Our coverage of the new Creamware Moog/Prophecy-5 hardware continues with a look at the previous Creamware offering . . .
You thought all hardware was going to be transitioning to software
plug-in? Think again. By using hardware DSP chips, Creamware has been
able to create perfect emulations of original Minimoog and Prophet-5
hardware. The original Minimax and Profit-5 plug-ins (check the plug-in sites for full details) got rave reviews from the likes of Craig Anderton at EQ,
because they (supposedly) recreate the original Moog and Sequential
hardware circuit-for-circuit. Most software emulations use samples and
other trickery. Even other hardware is unlikely to recreate these
original instruments entirely. By using DSP, Creamware was able to
lavishly emulate the physical circuitry of the instruments and keep
processor requirements extremely low (think 400 MHz G3/PC).

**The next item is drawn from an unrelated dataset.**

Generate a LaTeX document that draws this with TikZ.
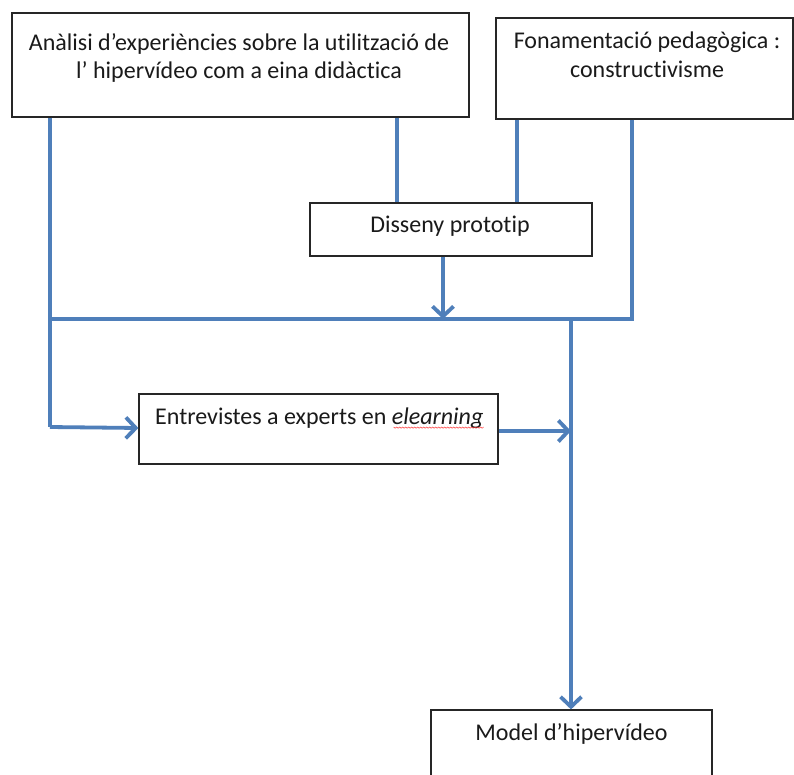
\documentclass[tikz,border=0pt]{standalone}
\usepackage{fontspec}
\setmainfont[Ligatures=NoCommon]{Carlito}
\usetikzlibrary{arrows.meta}
\definecolor{flowblue}{HTML}{4F7FBA}
\definecolor{txtgray}{HTML}{1A1A1A}
\begin{document}
\begin{tikzpicture}[x=1pt,y=-1pt,
  box/.style={draw=black!85,line width=1.2pt,rectangle,inner sep=0pt,fill=white},
  lbl/.style={font=\fontsize{24}{29}\selectfont,text=txtgray,inner sep=0pt,anchor=base},
  flow/.style={draw=flowblue,line width=3.8pt},
  arr/.style={flow,-{Straight Barb[length=10pt,width=21pt]}}]
\clip (0,0) rectangle (794,774);
\fill[white] (0,0) rectangle (794,774);
% boxes
\node[box,minimum width=457pt,minimum height=104pt] (b1) at (240.5,65) {};
\node[box,minimum width=297pt,minimum height=101pt] (b2) at (644.5,68.5) {};
\node[box,minimum width=282pt,minimum height=53pt] (b3) at (451,229.5) {};
\node[box,minimum width=359pt,minimum height=70pt] (b4) at (318.5,429) {};
\node[box,minimum width=281pt,minimum height=100pt] (b5) at (571.5,760) {};
% texts
\node[lbl] (t1a) at (239,50) {Anàlisi d’experiències sobre la utilització de};
\node[lbl] (t1b) at (239,78) {l’ hipervídeo com a eina didàctica};
\node[lbl] (t2a) at (647,48.5) {Fonamentació pedagògica :};
\node[lbl] (t2b) at (647,77) {constructivisme};
\node[lbl] (t3) at (450,232) {Disseny prototip};
\node[lbl,anchor=base west] (t4) at (155,424) {Entrevistes a experts en \textit{elearning}};
\node[lbl] (t5) at (571.5,740) {Model d’hipervídeo};
% squiggle under elearning
\draw[red!80,line width=0.5pt] ([yshift=-3pt]t4.base east) ++(-90,0)
  \foreach \i in {1,...,30} { -- ++(1.5,1.2) -- ++(1.5,-1.2) };
% coordinates
\coordinate (x50) at (50,0);
\coordinate (x397) at (397,0);
\coordinate (x517) at (517,0);
\coordinate (x632) at (632,0);
\coordinate (x443) at (443,0);
\coordinate (x571) at (571,0);
\coordinate (busL) at (50,319);
\coordinate (busR) at (632,319);
\coordinate (busM) at (571,319);
\coordinate (bend) at (50,427);
\coordinate (j4) at (571,431);
% connectors
\draw[flow] (b1.south -| x397) -- (b3.north -| x397);
\draw[flow] (b2.south -| x517) -- (b3.north -| x517);
\draw[flow] (b2.south -| x632) -- (busR) -- (busL);
\draw[arr] (b3.south -| x443) -- (busL -| x443);
\draw[flow,line join=round] (b1.south -| x50) -- (bend);
\draw[arr] (bend) -- (b4.west |- 0,428);
\draw[arr] (b4.east |- j4) -- (j4);
\draw[arr] (busM) -- (b5.north -| x571);
\end{tikzpicture}
\end{document}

Releasing this as standalone hardware is a no-brainer. The Creamware
plugs are great, but they have two major problems. First, there are no
physical knobs for controlling the instruments, and part of the appeal
of things like the original Moog instruments is their physical
interface, not just their sound. Second, when was the last time you
wanted to drag your PCI-based Mac or PC to a gig just to run the
required Creamware SCOPE PCI system?
In other words, just try to beat the US$900/1000 price of the
Minimax/Profit-5 hardware. This is the cheapest Minimoog and Prophecy-5
sound will get. And hardware is the best way to release this beast.